NAFTA reinforced a troubling paradox: as Mexican workers produce more, they earn less.

Mexico exported 2.8 million light vehicles in 2015, almost three-quarters of them to the United States. Because auto factories north and south of the border largely produce for the U.S. market, workers in the two countries are in direct competition. The number of Mexican hourly auto jobs has grown to 620,000, while the United States lost 360,000 between 1999 and 2016. NAFTA incentives—not just automation—propelled these losses; hundreds of thousands of jobs supplying the U.S. market have been relocated to Mexico. Moreover, autoworkers’ pay in the United States, which paved the way to the middle class for millions, slid almost 13 percent from January 2009 through 2015.

Proponents often argue that consumers benefit from lower prices as a result of these arrangements. However, the “savings” are more likely to supply increased corporate profits and stratospheric executive salaries. Automakers don’t offer discounts on vehicles just because they are produced in Mexico.

You might be thinking, doesn’t manufacturing account for only 8 percent of U.S employment in any case? Yes, but manufacturing has a broader impact throughout the economy than that figure suggests. Some towns are dependent on plants; when plants close, municipal finances collapse and infrastructure implodes. Factory workers are devastated, but so are teachers, cashiers, and restaurant workers. Real estate prices fall, and, in extreme cases, communities such as Flint tumble into bankruptcy. Economic dislocation puts deep stress on families and shatters communities.
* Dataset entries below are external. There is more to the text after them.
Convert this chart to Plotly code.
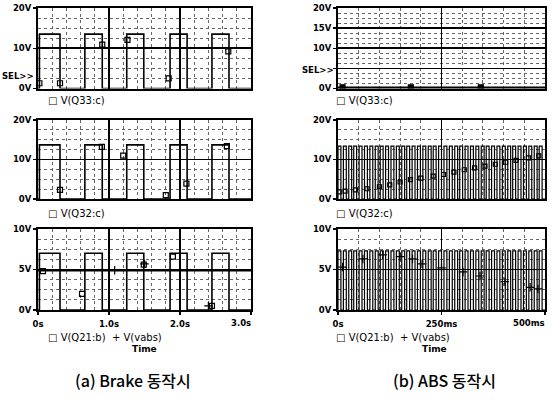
import plotly.graph_objects as go

W, H = 552, 407

# ---------------- data: (a) Brake, time in s ----------------
brake_rise = [0.02, 0.66, 1.25, 1.86, 2.45]
brake_fall = [0.31, 0.905, 1.49, 2.10, 2.69]
brake_q33_high = 13.5
brake_q32_high = 13.7
brake_q21_high = 7.0
brake_q33_mk_t = [0.02, 0.31, 0.905, 1.26, 1.84, 2.68]
brake_q33_mk_v = [1.3, 1.3, 10.9, 12.1, 2.5, 9.2]
brake_q32_mk_t = [0.31, 0.90, 1.20, 1.80, 2.09, 2.66]
brake_q32_mk_v = [2.3, 13.2, 11.0, 1.0, 3.9, 13.4]
brake_q21_mk_t = [0.07, 0.62, 1.49, 1.90, 2.45]
brake_q21_mk_v = [4.8, 2.0, 5.6, 6.6, 0.5]
brake_vabs_t = [0.0, 0.5, 1.0, 1.5, 2.0, 2.5, 3.0]
brake_vabs_v = [4.85, 4.85, 4.85, 4.85, 4.85, 4.85, 4.85]
brake_vabs_mk_t = [1.08, 1.50, 2.40]
brake_vabs_mk_v = [4.9, 5.7, 0.5]
brake_xticks = [0, 1, 2, 3]
brake_xlabels = ["0s", "1.0s", "2.0s", "3.0s"]

# ---------------- data: (b) ABS, time in ms ----------------
abs_rise = [0, 13, 26, 38, 51, 64, 77, 90, 102, 115, 128, 141, 154, 166, 179, 192,
            205, 218, 230, 243, 256, 269, 282, 294, 307, 320, 333, 346, 358, 371,
            384, 397, 410, 422, 435, 448, 461, 474, 486]
abs_fall = [7, 20, 33, 45, 58, 71, 84, 97, 109, 122, 135, 148, 161, 173, 186, 199,
            212, 225, 237, 250, 263, 276, 289, 301, 314, 327, 340, 353, 365, 378,
            391, 404, 417, 429, 442, 455, 468, 481, 493]
abs_q33_t = [0, 500]
abs_q33_v = [0.2, 0.2]
abs_q33_mk_t = [11, 176, 345]
abs_q33_mk_v = [0.3, 0.3, 0.3]
abs_q32_high = 13.4
abs_q32_mk_t = [3, 17, 42, 70, 100, 125, 150, 175, 200, 230, 255, 280, 305, 330,
                355, 380, 405, 430, 460, 485]
abs_q32_mk_v = [1.8, 2.0, 2.3, 2.6, 3.1, 3.6, 4.3, 4.9, 5.3, 5.8, 6.2, 6.8, 7.4,
                7.9, 8.3, 8.8, 9.3, 9.8, 10.4, 10.9]
abs_q21_high = 7.3
abs_vabs_mk_t = [11, 60, 108, 150, 180, 203, 250, 302, 343, 403, 464, 483]
abs_vabs_mk_v = [5.3, 6.3, 6.8, 6.6, 6.3, 5.7, 5.2, 4.7, 4.2, 3.5, 2.8, 2.6]
abs_xticks = [0, 250, 500]
abs_xlabels = ["0s", "250ms", "500ms"]


def pulses(rise, fall, hi, t0, t1):
    xs, ys = [t0], [0]
    for r, f in zip(rise, fall):
        xs += [r, r, f, f]
        ys += [0, hi, hi, 0]
    xs.append(t1)
    ys.append(0)
    return xs, ys


def px(x):
    return x / W


def py(y):
    return 1 - y / H


FONT = "DejaVu Sans"
tickfont = dict(family=FONT, size=8.5, color="black", weight="bold")

fig = go.Figure()

panels = [
    (1, (38, 251), (8, 88.5), [0, 3], [0, 20], [0, 10, 20], ["0V", "10V", "20V"], 0.2, 2.5, brake_xticks, brake_xlabels, False),
    (2, (38, 251), (120, 199), [0, 3], [0, 20], [0, 10, 20], ["0V", "10V", "20V"], 0.2, 2.5, brake_xticks, brake_xlabels, False),
    (3, (38, 251), (229, 310), [0, 3], [0, 10], [0, 5, 10], ["0V", "5V", "10V"], 0.2, 1.25, brake_xticks, brake_xlabels, True),
    (4, (338, 545), (8, 88.5), [0, 500], [0, 20], [0, 5, 10, 15, 20], ["0V", "", "10V", "15V", "20V"], 50, 1.25, abs_xticks, abs_xlabels, False),
    (5, (338, 545), (120, 199), [0, 500], [0, 20], [0, 10, 20], ["0V", "10V", "20V"], 50, 2.5, abs_xticks, abs_xlabels, False),
    (6, (338, 545), (229, 310), [0, 500], [0, 10], [0, 5, 10], ["0V", "5V", "10V"], 50, 1.25, abs_xticks, abs_xlabels, True),
]

ann = []


def text(s, x, y, xanchor="left", size=10, family=FONT, weight="normal", yanchor="middle"):
    ann.append(dict(text=s, x=px(x), y=py(y), xref="paper", yref="paper",
                    xanchor=xanchor, yanchor=yanchor, showarrow=False,
                    font=dict(family=family, size=size, color="black", weight=weight)))


layout_axes = {}
for i, xr, yr, xrng, yrng, yt, yl, xmin, ymin, xt, xl, bottom in panels:
    sfx = "" if i == 1 else str(i)
    # last x label sits right-aligned at the axis end, as in the reference
    shown = list(xl[:-1]) + [""]
    layout_axes["xaxis" + sfx] = dict(
        domain=[px(xr[0]), px(xr[1])], range=xrng, anchor="y" + sfx, automargin=False,
        tickmode="array", tickvals=xt, ticktext=shown, showticklabels=bottom,
        ticks="outside" if bottom else "", ticklen=3, tickcolor="black", tickwidth=1.5,
        tickfont=tickfont, ticklabelstandoff=2,
        showgrid=True, gridcolor="black", gridwidth=1.6,
        minor=dict(tickmode="linear", tick0=0, dtick=xmin, showgrid=True,
                   gridcolor="#666666", griddash="dot", gridwidth=1, ticks=""),
        showline=True, linecolor="black", linewidth=2, mirror=True,
        zeroline=False, fixedrange=True,
    )
    if bottom:
        text(xl[-1], xr[1] + 2, 323, "right", size=8.5, weight="bold")
    layout_axes["yaxis" + sfx] = dict(
        domain=[py(yr[1]), py(yr[0])], range=yrng, anchor="x" + sfx, automargin=False,
        tickmode="array", tickvals=yt, ticktext=yl,
        ticks="outside", ticklen=3, tickcolor="black", tickwidth=1.5,
        tickfont=tickfont, ticklabelstandoff=0,
        showgrid=True, gridcolor="black", gridwidth=1.6,
        minor=dict(tickmode="linear", tick0=0, dtick=ymin, showgrid=True,
                   gridcolor="#666666", griddash="dot", gridwidth=1, ticks=""),
        showline=True, linecolor="black", linewidth=2, mirror=True,
        zeroline=False, fixedrange=True,
    )


def line(x, y, ax, width=1.6):
    fig.add_trace(go.Scatter(x=x, y=y, mode="lines", line=dict(color="black", width=width),
                             xaxis="x" + ax, yaxis="y" + ax, hoverinfo="skip"))


def marks(x, y, ax, symbol="square-open", size=5):
    fig.add_trace(go.Scatter(x=x, y=y, mode="markers",
                             marker=dict(symbol=symbol, size=size, color="black",
                                         line=dict(color="black", width=1.2)),
                             xaxis="x" + ax, yaxis="y" + ax, hoverinfo="skip"))


# (a) Brake
x, y = pulses(brake_rise, brake_fall, brake_q33_high, 0, 3)
line(x, y, "")
marks(brake_q33_mk_t, brake_q33_mk_v, "")
x, y = pulses(brake_rise, brake_fall, brake_q32_high, 0, 3)
line(x, y, "2")
marks(brake_q32_mk_t, brake_q32_mk_v, "2")
x, y = pulses(brake_rise, brake_fall, brake_q21_high, 0, 3)
line(x, y, "3")
marks(brake_q21_mk_t, brake_q21_mk_v, "3")
line(brake_vabs_t, brake_vabs_v, "3", width=1.4)
marks(brake_vabs_mk_t, brake_vabs_mk_v, "3", symbol="cross-thin-open", size=6)

# (b) ABS
line(abs_q33_t, abs_q33_v, "4", width=2.5)
marks(abs_q33_mk_t, abs_q33_mk_v, "4", symbol="square", size=5)
x, y = pulses(abs_rise, abs_fall, abs_q32_high, 0, 500)
line(x, y, "5", width=1.2)
marks(abs_q32_mk_t, abs_q32_mk_v, "5", symbol="square-open", size=4)
x, y = pulses(abs_rise, abs_fall, abs_q21_high, 0, 500)
line(x, y, "6", width=1.2)
marks(abs_vabs_mk_t, abs_vabs_mk_v, "6", symbol="cross-thin-open", size=6)

# ---------------- annotations ----------------
text("SEL>>", 36, 76, "right", size=8.5, weight="bold")
text("SEL>>", 336, 70, "right", size=8.5, weight="bold")
text("□ V(Q33:c)", 46, 100)
text("□ V(Q32:c)", 46, 213)
text("□ V(Q21:b)  + V(vabs)", 46, 337)
text("Time", 144, 349, "center", size=9, weight="bold")
text("□ V(Q33:c)", 334, 100)
text("□ V(Q32:c)", 334, 213)
text("□ V(Q21:b)  + V(vabs)", 334, 337)
text("Time", 434, 349, "center", size=9, weight="bold")
text("(a) Brake 동작시", 133, 380, "center", size=16, family="Noto Sans CJK KR", weight=500)
text("(b) ABS 동작시", 444, 380, "center", size=16, family="Noto Sans CJK KR", weight=500)

fig.update_layout(
    width=W, height=H, autosize=False,
    margin=dict(l=0, r=0, t=0, b=0),
    paper_bgcolor="white", plot_bgcolor="white",
    showlegend=False,
    annotations=ann,
    **layout_axes,
)

fig.write_html("out.html", config={"displayModeBar": False, "staticPlot": True},
               post_script="document.body.style.margin='0px';document.body.style.overflow='hidden';")
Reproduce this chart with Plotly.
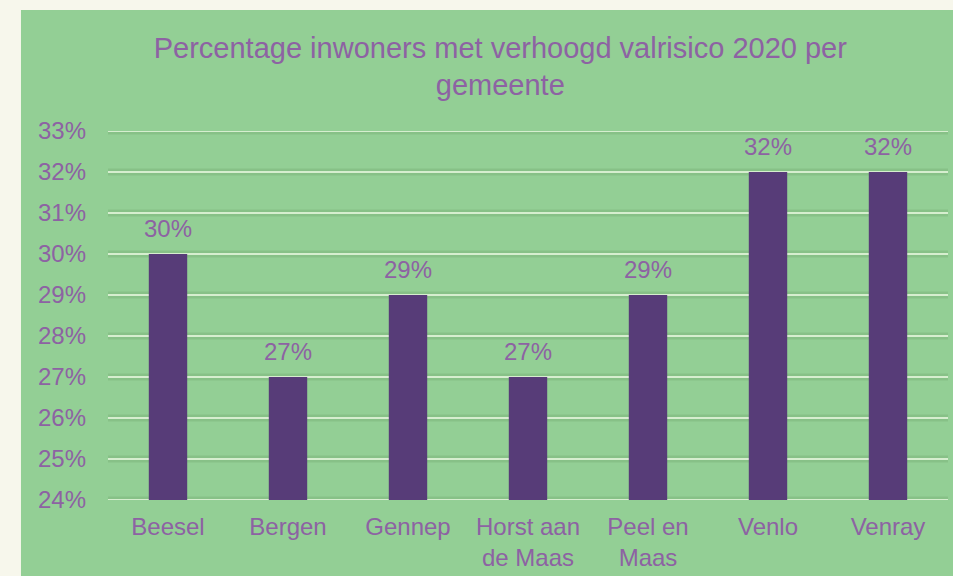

Trade Agreements for the Middle Class?

The day after the election, Automotive News explained what many were thinking: “Donald Trump’s come-from-behind victory over Hillary Clinton signals that the state of the U.S. auto industry was clearly on the mind of the American voter. Not the industry that is reporting record profits and sales after a near-death experience, but the one that shed dozens of plants and tens of thousands of high-paying jobs in the years leading to the 2008–9 crisis, leaving just a shell of itself in once-thriving manufacturing communities across America.” In other words, unbalanced trade propelled a political backlash.

We should demand that our trade partners respect labor rights.

The issues in trade agreements extend to important questions of environmental and consumer protection and beyond. But, for a start, we should demand in our trade partners respect for labor rights. If future trade agreements are to fuel broadly shared prosperity rather than hyper-inequality, three labor-oriented goals must be given top priority. First, labor-rights reform needs to be the price of admission to trade agreements, not an issue to be addressed after the fact. Otherwise, governments will interpret what they have done before signing as all they need to do. Second, agreements must include meaningful language ensuring long-term protection of labor rights and continued improvements in wages. Third, we need a more robust social safety net in order to proactively address the social costs of dislocation and transition.

This isn’t an attempt to hold onto the jobs of the past but to ensure fair competition for the advanced jobs of the future. In this way, trade agreements can be used to benefit workers, their families, and their communities in the United States and in our partner nations. That is how we realize the democratic promise of broadly shared prosperity.